Author: Victoria Gladysheva

In response to the EU, US and other states sanctions against Russia, in early March 2022, the Government of the Russian Federation adopted Measures to increase the economic stability.

One of the currently possible scenarios in market is a situation when foreign companies stop working in Russia, close their business and fire employees. As First Deputy Prime Minister Andrey Belousov noted, this option "will be considered as intentional bankruptcy" and "the state will intervene through the expedited bankruptcy procedure." [1]
The draft federal law on external management of foreign companies has been approved by the Government and may soon be considered by State Duma of the Russian Federation. In some cases, the draft law may be applied even before its entry into force.
The functions of external management will be carried out by the state corporation VEB.RF and Deposit Insurance Agency (in relation to financial organizations).

The proposed criteria for introduction of external management are the following:

  • The foreign company or person connected with hostile states [2] (including if such a person has citizenship of these states or registered/has its place of business there) is a controlling person or owns 25% or more of the voting stocks or shares;
  • The balance value of the company’s assets is more than 1 billion rubles and/or the average number of employees exceeds 100 persons.

The draft law includes two grounds, each of which is sufficient to apply for introduction of external management:

  • The company’s management left the company without any administration contrary to its economic interest after 24 February 2022;
  • After 24 February 2022 the company’s management has taken actions resulted in unjustified termination of business, liquidation or bankruptcy (for instance, publicly announced suspension of its business activities in Russia at the absence of obvious economic grounds for this, terminated essential contracts, sent notices of reduction to more than one third employees).

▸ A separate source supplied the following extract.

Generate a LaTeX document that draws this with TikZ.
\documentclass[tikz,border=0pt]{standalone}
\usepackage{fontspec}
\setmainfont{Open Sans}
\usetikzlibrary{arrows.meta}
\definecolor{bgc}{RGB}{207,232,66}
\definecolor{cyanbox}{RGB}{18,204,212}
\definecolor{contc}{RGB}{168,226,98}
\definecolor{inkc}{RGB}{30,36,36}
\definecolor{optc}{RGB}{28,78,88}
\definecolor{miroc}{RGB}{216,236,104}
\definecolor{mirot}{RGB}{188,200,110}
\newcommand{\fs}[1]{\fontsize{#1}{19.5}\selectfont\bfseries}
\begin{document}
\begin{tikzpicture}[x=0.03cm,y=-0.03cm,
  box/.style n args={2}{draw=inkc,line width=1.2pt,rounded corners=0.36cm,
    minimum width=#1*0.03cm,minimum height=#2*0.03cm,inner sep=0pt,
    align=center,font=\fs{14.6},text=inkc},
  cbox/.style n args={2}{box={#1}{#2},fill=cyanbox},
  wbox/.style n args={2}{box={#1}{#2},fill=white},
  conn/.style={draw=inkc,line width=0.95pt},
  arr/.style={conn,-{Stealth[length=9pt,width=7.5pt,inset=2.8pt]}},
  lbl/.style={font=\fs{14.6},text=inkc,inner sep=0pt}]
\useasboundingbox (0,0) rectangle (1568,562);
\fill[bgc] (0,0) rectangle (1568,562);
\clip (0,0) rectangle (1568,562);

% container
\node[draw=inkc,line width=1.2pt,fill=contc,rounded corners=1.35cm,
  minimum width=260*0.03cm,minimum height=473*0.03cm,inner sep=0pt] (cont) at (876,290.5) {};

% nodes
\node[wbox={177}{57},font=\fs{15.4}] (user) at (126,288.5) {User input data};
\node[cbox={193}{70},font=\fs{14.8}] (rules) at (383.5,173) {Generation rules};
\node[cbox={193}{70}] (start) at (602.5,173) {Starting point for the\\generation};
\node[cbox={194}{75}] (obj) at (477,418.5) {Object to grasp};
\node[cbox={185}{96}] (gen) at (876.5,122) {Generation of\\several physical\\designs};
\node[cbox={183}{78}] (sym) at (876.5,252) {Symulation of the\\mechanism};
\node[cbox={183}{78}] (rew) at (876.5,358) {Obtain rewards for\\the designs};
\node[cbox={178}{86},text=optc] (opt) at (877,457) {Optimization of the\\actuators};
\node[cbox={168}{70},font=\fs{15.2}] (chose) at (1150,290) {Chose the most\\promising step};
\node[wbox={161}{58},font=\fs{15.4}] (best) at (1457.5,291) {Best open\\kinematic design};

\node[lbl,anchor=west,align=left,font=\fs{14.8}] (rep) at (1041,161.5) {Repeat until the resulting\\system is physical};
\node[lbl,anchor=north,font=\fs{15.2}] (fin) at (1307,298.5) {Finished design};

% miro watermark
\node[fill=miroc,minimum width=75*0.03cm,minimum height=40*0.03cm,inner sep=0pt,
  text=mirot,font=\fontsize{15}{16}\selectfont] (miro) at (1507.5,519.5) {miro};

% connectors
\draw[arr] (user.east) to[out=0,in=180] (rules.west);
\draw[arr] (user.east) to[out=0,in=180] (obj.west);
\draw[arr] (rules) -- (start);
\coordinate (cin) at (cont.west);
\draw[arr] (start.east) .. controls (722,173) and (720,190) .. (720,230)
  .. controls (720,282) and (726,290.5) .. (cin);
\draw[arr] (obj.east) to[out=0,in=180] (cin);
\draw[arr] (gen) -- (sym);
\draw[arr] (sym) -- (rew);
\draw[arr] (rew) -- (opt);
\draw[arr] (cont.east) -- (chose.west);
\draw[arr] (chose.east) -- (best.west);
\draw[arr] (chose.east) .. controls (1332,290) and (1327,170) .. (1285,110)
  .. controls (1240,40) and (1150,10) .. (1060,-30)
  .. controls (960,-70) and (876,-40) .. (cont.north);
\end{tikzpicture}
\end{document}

External administration is introduced for a period of 3 to 6 months by a court judgement, which must be taken no later than 7 days after the court accepts the application. The court can also take interim measures in the form of freezing such business decisions as disposal of shares, dismissal of employees etc.

In order to continue the business activities of the company, a mandatory procedure for the replacement of assets should take place. Under this procedure all the property of the company is transferred to a specially established business entity which sole participant is the company itself.
The external administration is obliged to apply for compulsory liquidation or bankruptcy. The share or stocks of the company to which all the property was transferred are subject to sale at auction.

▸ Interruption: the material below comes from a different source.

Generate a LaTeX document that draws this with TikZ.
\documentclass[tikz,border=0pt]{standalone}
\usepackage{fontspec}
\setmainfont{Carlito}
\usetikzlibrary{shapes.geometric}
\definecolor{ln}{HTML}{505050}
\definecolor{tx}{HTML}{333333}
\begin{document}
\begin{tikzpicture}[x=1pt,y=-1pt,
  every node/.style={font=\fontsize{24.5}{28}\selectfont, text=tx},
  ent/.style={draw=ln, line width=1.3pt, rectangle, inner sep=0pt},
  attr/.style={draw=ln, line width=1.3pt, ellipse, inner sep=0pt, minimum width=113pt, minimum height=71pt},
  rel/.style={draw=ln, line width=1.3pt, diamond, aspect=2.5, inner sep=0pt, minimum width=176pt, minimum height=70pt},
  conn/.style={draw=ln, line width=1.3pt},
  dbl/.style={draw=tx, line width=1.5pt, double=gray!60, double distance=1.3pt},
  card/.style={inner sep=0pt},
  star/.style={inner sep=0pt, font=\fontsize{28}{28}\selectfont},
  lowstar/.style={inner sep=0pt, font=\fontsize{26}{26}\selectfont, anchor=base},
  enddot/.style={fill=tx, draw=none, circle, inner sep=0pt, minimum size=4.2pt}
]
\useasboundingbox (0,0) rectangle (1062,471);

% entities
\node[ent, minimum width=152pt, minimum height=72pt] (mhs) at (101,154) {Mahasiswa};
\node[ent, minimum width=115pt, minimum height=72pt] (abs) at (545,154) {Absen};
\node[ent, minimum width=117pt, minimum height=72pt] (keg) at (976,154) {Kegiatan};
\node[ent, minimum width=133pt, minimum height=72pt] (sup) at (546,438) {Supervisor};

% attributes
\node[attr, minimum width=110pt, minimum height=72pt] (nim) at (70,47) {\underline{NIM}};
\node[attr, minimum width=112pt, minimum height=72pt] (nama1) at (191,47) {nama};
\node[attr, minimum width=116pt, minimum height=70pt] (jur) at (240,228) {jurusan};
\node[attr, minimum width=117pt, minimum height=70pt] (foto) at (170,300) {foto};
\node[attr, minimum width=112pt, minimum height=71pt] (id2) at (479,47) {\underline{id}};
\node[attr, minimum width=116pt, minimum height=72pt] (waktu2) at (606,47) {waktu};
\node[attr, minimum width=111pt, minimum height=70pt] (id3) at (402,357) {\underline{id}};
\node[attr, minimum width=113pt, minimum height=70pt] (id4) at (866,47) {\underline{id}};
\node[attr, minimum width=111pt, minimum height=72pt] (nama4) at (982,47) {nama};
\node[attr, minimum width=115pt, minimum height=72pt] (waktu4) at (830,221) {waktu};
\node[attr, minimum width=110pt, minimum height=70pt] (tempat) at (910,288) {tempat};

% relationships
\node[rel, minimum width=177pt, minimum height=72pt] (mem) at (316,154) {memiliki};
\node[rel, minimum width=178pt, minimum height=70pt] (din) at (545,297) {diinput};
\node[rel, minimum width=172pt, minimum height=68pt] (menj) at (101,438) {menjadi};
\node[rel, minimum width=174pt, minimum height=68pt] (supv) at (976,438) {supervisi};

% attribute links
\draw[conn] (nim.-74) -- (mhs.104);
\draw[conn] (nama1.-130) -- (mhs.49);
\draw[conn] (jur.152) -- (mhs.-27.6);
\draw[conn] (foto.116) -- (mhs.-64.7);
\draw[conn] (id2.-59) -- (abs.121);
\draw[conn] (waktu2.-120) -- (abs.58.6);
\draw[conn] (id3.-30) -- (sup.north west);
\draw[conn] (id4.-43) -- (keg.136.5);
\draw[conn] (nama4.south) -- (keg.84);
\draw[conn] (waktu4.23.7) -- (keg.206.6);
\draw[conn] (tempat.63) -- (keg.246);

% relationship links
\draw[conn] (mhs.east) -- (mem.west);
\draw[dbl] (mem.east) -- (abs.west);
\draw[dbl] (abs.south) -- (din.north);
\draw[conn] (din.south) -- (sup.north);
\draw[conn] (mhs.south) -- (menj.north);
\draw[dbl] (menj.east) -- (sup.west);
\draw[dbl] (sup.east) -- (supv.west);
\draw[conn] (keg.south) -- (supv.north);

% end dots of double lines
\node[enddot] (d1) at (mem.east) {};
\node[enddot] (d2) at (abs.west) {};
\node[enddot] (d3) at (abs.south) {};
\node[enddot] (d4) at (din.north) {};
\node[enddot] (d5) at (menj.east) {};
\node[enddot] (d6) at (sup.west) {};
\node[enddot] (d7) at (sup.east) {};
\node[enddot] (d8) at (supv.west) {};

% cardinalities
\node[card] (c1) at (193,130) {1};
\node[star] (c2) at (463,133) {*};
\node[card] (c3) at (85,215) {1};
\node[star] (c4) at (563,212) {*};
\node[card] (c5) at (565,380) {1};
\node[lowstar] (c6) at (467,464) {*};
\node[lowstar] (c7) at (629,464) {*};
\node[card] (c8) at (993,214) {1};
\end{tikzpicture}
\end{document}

[1] The Russian government will take measures to support employment in connection with the leaving of foreign companies from the Russian market

[2] The list of hostile foreign states was approved by Decree of the Government of the Russian Federation dated 5 March 2022 No. 430-r and as of 17 March 2022 includes such countries as Australia, Albania, Andorra, Great Britain (including the island of Jersey and controlled overseas territories - the island of Anguilla , British Virgin Islands, Gibraltar), EU Member States, Iceland, Canada, Liechtenstein, Micronesia, Monaco, New Zealand, Norway, Republic of Korea, San Marino, North Macedonia, Singapore, USA, Taiwan (China), Ukraine, Montenegro, Switzerland, Japan.